Certain general rules are commonly followed in scientific writing:
Readers interpret prose more easily when it flows smoothly, from background to rationale to conclusion. Don’t force the reader to figure out your logic – clearly state the rational. In addition, it is much easier on the reader if you explicitly state the logic behind any transitions from one idea to another.
Use standard abbreviations (hr, min, sec, etc) instead of writing complete words. Some common abbreviations that do not require definition are shown on the attached table. Define all other abbreviations the first time they are used, then subsequently use the abbreviation [e.g. Ampicillin resistant (AmpR)].
As a general rule, do not use an abbreviation unless a term is used at least three times in the manuscript. With two exceptions (the degree symbol and percent symbol), a space should be left between numbers and the accompanying unit. In general, abbreviations should not be written in the plural form (e.g. 1 ml or 5 ml, not mls).
Past, present, and future tense
Results described in your paper should be described in past tense (you’ve done these experiments, but your results are not yet accepted “facts”). Results from published papers should be described in the present tense (based upon the assumption that published results are “facts”). Only experiments that you plan to do in the future should be described in the future tense.
Third vs first person
It is OK to use first person in scientific writing, but it should be used sparingly – reserve the use of first person for things that you want to emphasize that “you” uniquely did (i.e. not things that many others have done as well). Most text should be written in the third person to avoid sounding like an autobiographical account penned by a narcissistic author. However, it is better to say “It is possible to ..” than to say “One could …”. Writing that uses the impersonal pronoun “one” often seems noncommittal and dry.
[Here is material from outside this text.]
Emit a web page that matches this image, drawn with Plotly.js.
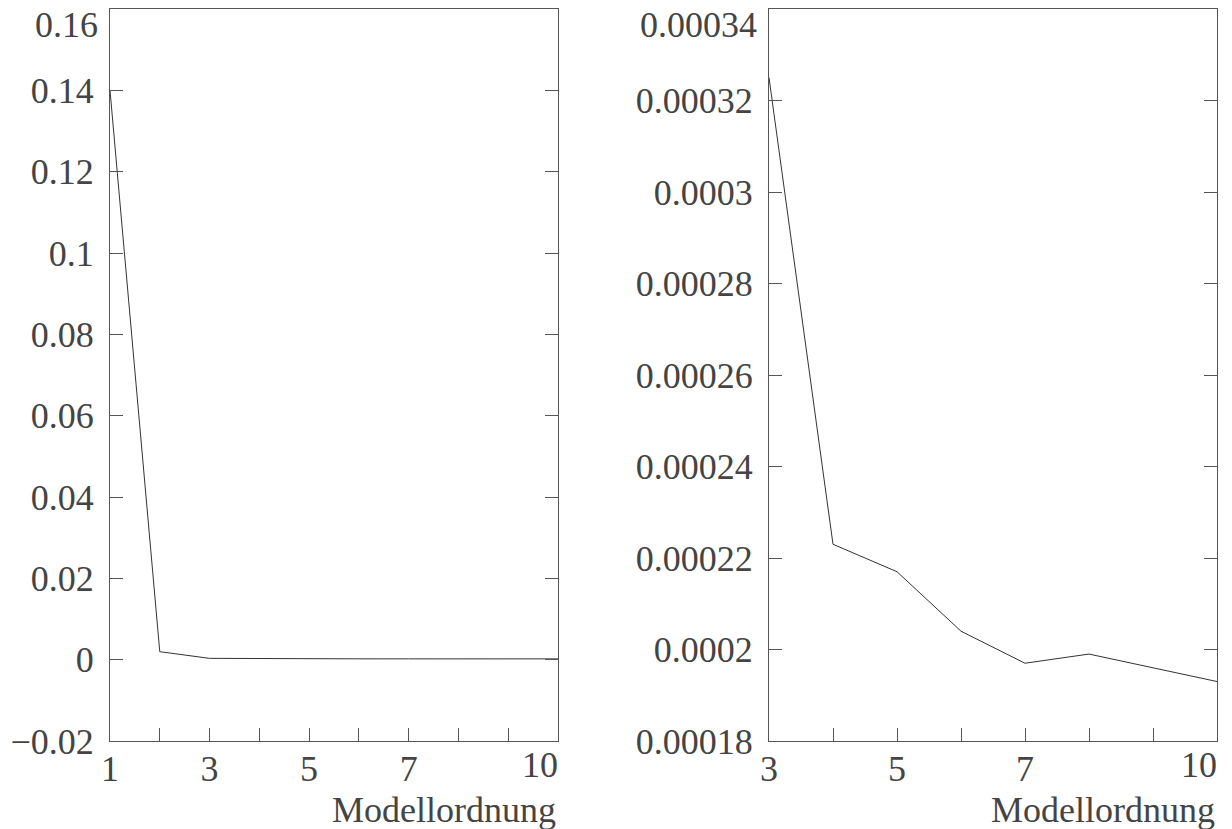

In addition, inanimate objects (like genes, proteins, etc) should be described in third person, not with anthropomorphic or possessive terms (e.g., instead of saying “its att site”, say “the chromosomal att site”).
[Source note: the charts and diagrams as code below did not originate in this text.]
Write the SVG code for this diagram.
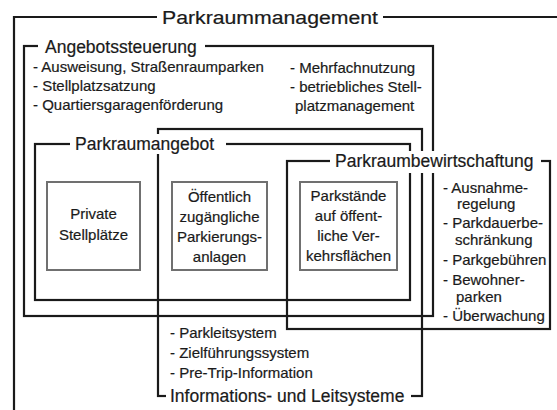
<svg xmlns="http://www.w3.org/2000/svg" width="557" height="410" viewBox="0 0 557 410">
<style>
.f{fill:none;stroke:#1a1a1a;stroke-width:2.2}
.b{fill:#fff;stroke:#707070;stroke-width:2}
.w{fill:#fff}
text{font-family:"Liberation Sans",Arial,Helvetica,sans-serif;fill:#1a1a1a;stroke:#1a1a1a;stroke-width:0.2}
.h{font-size:17.5px}
.s{font-size:15px}
.c{text-anchor:middle}
</style>
<rect width="557" height="410" fill="#fff"/>
<g id="parkraummanagement">
<path class="f" d="M14,412 V17 H559"/>
<rect class="w" x="157" y="5" width="226" height="24"/>
<text class="h" x="162" y="24" font-size="19" textLength="216" lengthAdjust="spacingAndGlyphs">Parkraummanagement</text>
</g>
<g id="angebotssteuerung">
<rect class="f" x="24" y="46" width="409" height="270"/>
<rect class="w" x="38" y="36" width="167" height="22"/>
<text class="h" x="45" y="52.5">Angebotssteuerung</text>
<text class="s" x="33" y="72">- Ausweisung, Straßenraumparken</text>
<text class="s" x="33" y="91">- Stellplatzsatzung</text>
<text class="s" x="33" y="110">- Quartiersgaragenförderung</text>
<text class="s" x="290" y="73">- Mehrfachnutzung</text>
<text class="s" x="290" y="92">- betriebliches Stell-</text>
<text class="s" x="295" y="111">platzmanagement</text>
</g>
<g id="informations-und-leitsysteme">
<rect class="f" x="158" y="129" width="264" height="267"/>
<rect class="w" x="166" y="386" width="245" height="20"/>
<text class="h" x="170" y="402">Informations- und Leitsysteme</text>
<text class="s" x="170" y="338">- Parkleitsystem</text>
<text class="s" x="170" y="358">- Zielführungssystem</text>
<text class="s" x="170" y="378">- Pre-Trip-Information</text>
</g>
<g id="parkraumangebot">
<rect class="f" x="35" y="144" width="375" height="156"/>
<rect class="w" x="70" y="134" width="156" height="20"/>
<text class="h" x="75" y="150">Parkraumangebot</text>
</g>
<g id="parkraumbewirtschaftung">
<rect class="f" x="287" y="161" width="263" height="168"/>
<rect class="w" x="330" y="151" width="211" height="22"/>
<text class="h" x="335" y="167">Parkraumbewirtschaftung</text>
<text class="s" x="443" y="193">- Ausnahme-</text>
<text class="s" x="457" y="209">regelung</text>
<text class="s" x="443" y="228">- Parkdauerbe-</text>
<text class="s" x="455" y="245">schränkung</text>
<text class="s" x="443" y="265">- Parkgebühren</text>
<text class="s" x="443" y="285">- Bewohner-</text>
<text class="s" x="456" y="302">parken</text>
<text class="s" x="443" y="321">- Überwachung</text>
</g>
<g id="private-stellplaetze">
<rect class="b" x="47" y="182" width="93" height="88"/>
<text class="s c" x="93.5" y="219">Private</text>
<text class="s c" x="93.5" y="240">Stellplätze</text>
</g>
<g id="oeffentlich-zugaengliche-parkierungsanlagen">
<rect class="b" x="172" y="182" width="95" height="88"/>
<text class="s c" x="219.5" y="202">Öffentlich</text>
<text class="s c" x="219.5" y="222">zugängliche</text>
<text class="s c" x="219.5" y="242">Parkierungs-</text>
<text class="s c" x="219.5" y="262">anlagen</text>
</g>
<g id="parkstaende">
<rect class="b" x="300" y="182" width="97" height="88"/>
<text class="s c" x="348.5" y="201">Parkstände</text>
<text class="s c" x="348.5" y="221">auf öffent-</text>
<text class="s c" x="348.5" y="241">liche Ver-</text>
<text class="s c" x="348.5" y="261">kehrsflächen</text>
</g>
<g id="connectors"></g>
</svg>
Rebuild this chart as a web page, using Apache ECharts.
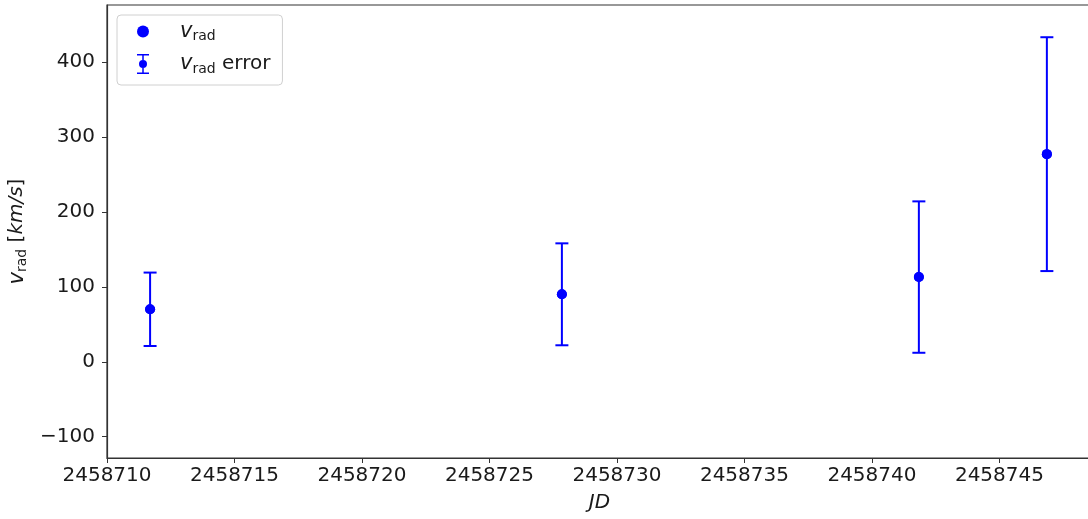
<!DOCTYPE html>
<html>
<head>
<meta charset="utf-8">
<script src="https://cdn.jsdelivr.net/npm/echarts@6/dist/echarts.min.js"></script>
<style>
  html, body { margin: 0; padding: 0; background: #fff; }
  #chart { width: 1088px; height: 519px; }
</style>
</head>
<body>
<div id="chart"></div>
<script>
// Radial velocity measurements (Julian Date, km/s) with their uncertainties
const jd = [2458711.69, 2458727.84, 2458741.84, 2458746.86];
const vrad = [70, 90, 113, 277];
const vradErr = [49, 68, 101, 156];

const xTicks = [2458710, 2458715, 2458720, 2458725, 2458730, 2458735, 2458740, 2458745];
const yTicks = [-100, 0, 100, 200, 300, 400];

const BLUE = '#0000ff';
const INK = '#1a1a1a';
const FONT = 'DejaVu Sans';

const points = jd.map((x, i) => [x, vrad[i]]);
const bars = jd.map((x, i) => [x, vrad[i] - vradErr[i], vrad[i] + vradErr[i]]);

const errIcon = 'path://M0 0H12V1.5H0Z M0 18.5H12V20H0Z M5.25 1.5H6.75V6H5.25Z M5.25 14H6.75V18.5H5.25Z M6 6A4 4 0 1 1 6 14A4 4 0 1 1 6 6Z';

const legendRich = {
  sp: { width: 26 },
  v: { fontFamily: FONT, fontSize: 21, fontStyle: 'italic', color: INK },
  s: { fontFamily: FONT, fontSize: 14, color: INK, padding: [10, 0, 0, 0] },
  t: { fontFamily: FONT, fontSize: 20, color: INK }
};

const chart = echarts.init(document.getElementById('chart'), null, { renderer: 'canvas' });

chart.setOption({
  animation: false,
  backgroundColor: '#fff',
  grid: {
    left: 107, top: 5, width: 985, height: 453,
    outerBoundsMode: 'none',
    containLabel: false,
    show: true, borderColor: '#333', borderWidth: 1.2, backgroundColor: 'transparent'
  },
  legend: {
    orient: 'vertical',
    left: 117, top: 15,
    padding: [6, 12, 9, 20],
    itemGap: 10,
    itemWidth: 12, itemHeight: 20,
    backgroundColor: '#fff',
    borderColor: '#d0d0d0', borderWidth: 1, borderRadius: 4,
    data: [
      { name: 'vrad', icon: 'circle', itemStyle: { color: BLUE, opacity: 1 } },
      { name: 'vrad error', icon: errIcon, itemStyle: { color: BLUE, opacity: 1 } }
    ],
    formatter: name => name === 'vrad' ? '{sp|}{v|v}{s|rad}' : '{sp|}{v|v}{s|rad}{t| error}',
    textStyle: { rich: legendRich }
  },
  xAxis: {
    type: 'value',
    min: 2458710, max: 2458748.63,
    name: 'JD',
    nameLocation: 'middle',
    nameGap: 35,
    nameTextStyle: { fontFamily: FONT, fontSize: 20, fontStyle: 'italic', color: INK, verticalAlign: 'top' },
    splitLine: { show: false },
    axisLine: { show: true, onZero: false, lineStyle: { color: '#333', width: 1.2 } },
    axisTick: { show: true, length: 5, lineStyle: { color: '#333' }, customValues: xTicks },
    axisLabel: {
      customValues: xTicks,
      margin: 8,
      fontFamily: FONT, fontSize: 20, color: INK,
      formatter: v => String(v)
    }
  },
  yAxis: {
    type: 'value',
    min: -128.4, max: 476,
    name: '{v|v}{s|rad}{t| [}{u|km/s}{t|]}',
    nameLocation: 'middle',
    nameGap: 70,
    nameRotate: 90,
    nameTextStyle: {
      rich: {
        v: { fontFamily: FONT, fontSize: 21, fontStyle: 'italic', color: INK },
        s: { fontFamily: FONT, fontSize: 14, color: INK, padding: [10, 0, 0, 0] },
        t: { fontFamily: FONT, fontSize: 20, color: INK },
        u: { fontFamily: FONT, fontSize: 20, fontStyle: 'italic', color: INK }
      }
    },
    splitLine: { show: false },
    axisLine: { show: true, onZero: false, lineStyle: { color: '#333', width: 1.2 } },
    axisTick: { show: true, length: 5, lineStyle: { color: '#333' }, customValues: yTicks },
    axisLabel: {
      customValues: yTicks,
      margin: 12,
      fontFamily: FONT, fontSize: 20, color: INK,
      formatter: v => v < 0 ? '\u2212' + Math.abs(v) : String(v)
    }
  },
  series: [
    {
      name: 'vrad error',
      type: 'custom',
      data: bars,
      itemStyle: { color: BLUE },
      z: 2,
      renderItem: (params, api) => {
        const x = api.value(0);
        const lo = api.coord([x, api.value(1)]);
        const hi = api.coord([x, api.value(2)]);
        const c = api.coord([x, vrad[params.dataIndex]]);
        const hw = 6.5;
        const st = { stroke: BLUE, lineWidth: 2 };
        return {
          type: 'group',
          children: [
            { type: 'line', shape: { x1: lo[0], y1: lo[1], x2: hi[0], y2: hi[1] }, style: st },
            { type: 'line', shape: { x1: lo[0] - hw, y1: lo[1], x2: lo[0] + hw, y2: lo[1] }, style: st },
            { type: 'line', shape: { x1: hi[0] - hw, y1: hi[1], x2: hi[0] + hw, y2: hi[1] }, style: st },
            { type: 'circle', shape: { cx: c[0], cy: c[1], r: 5 }, style: { fill: BLUE } }
          ]
        };
      }
    },
    {
      name: 'vrad',
      type: 'scatter',
      data: points,
      symbol: 'circle',
      symbolSize: 10,
      itemStyle: { color: BLUE, opacity: 1 },
      z: 3
    }
  ]
});
</script>
</body>
</html>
Avoid using phrases that do not contribute to understanding. For example, the following phrases could be shortened (or completely deleted) without altering the meaning of a sentence: “the fact that …” (delete); “In order to …” (shorten to simply “To …”). Likewise, the title of a table of results does not benefit from the preface “Results of …”. In short, don’t use more words than you need to make your point.
If several expressions modify the same word, they should be arranged so that it is explicit which word they modify. It is common to use a pronoun such as “it” or “they” to refer to a concept from the previous sentence. This is OK as long as there is only one concept that “it” or “they” means.
However, if there are more than one concepts it is easy for the reader to get confused about what the pronoun is meant to specify (even if you know which one you mean). It is better to error on the side of redundancy by repeating the concept in subsequent sentences, than to take the chance of confusing the reader. Don’t make the reader guess what you mean.
Avoid double parentheses. For example, “Three gene products catalyze reactions in the pathway for proline biosynthesis (Figure 1) (3)” could be reworded to say “Figure 1 shows the three reactions of the pathway for proline biosynthesis (3).”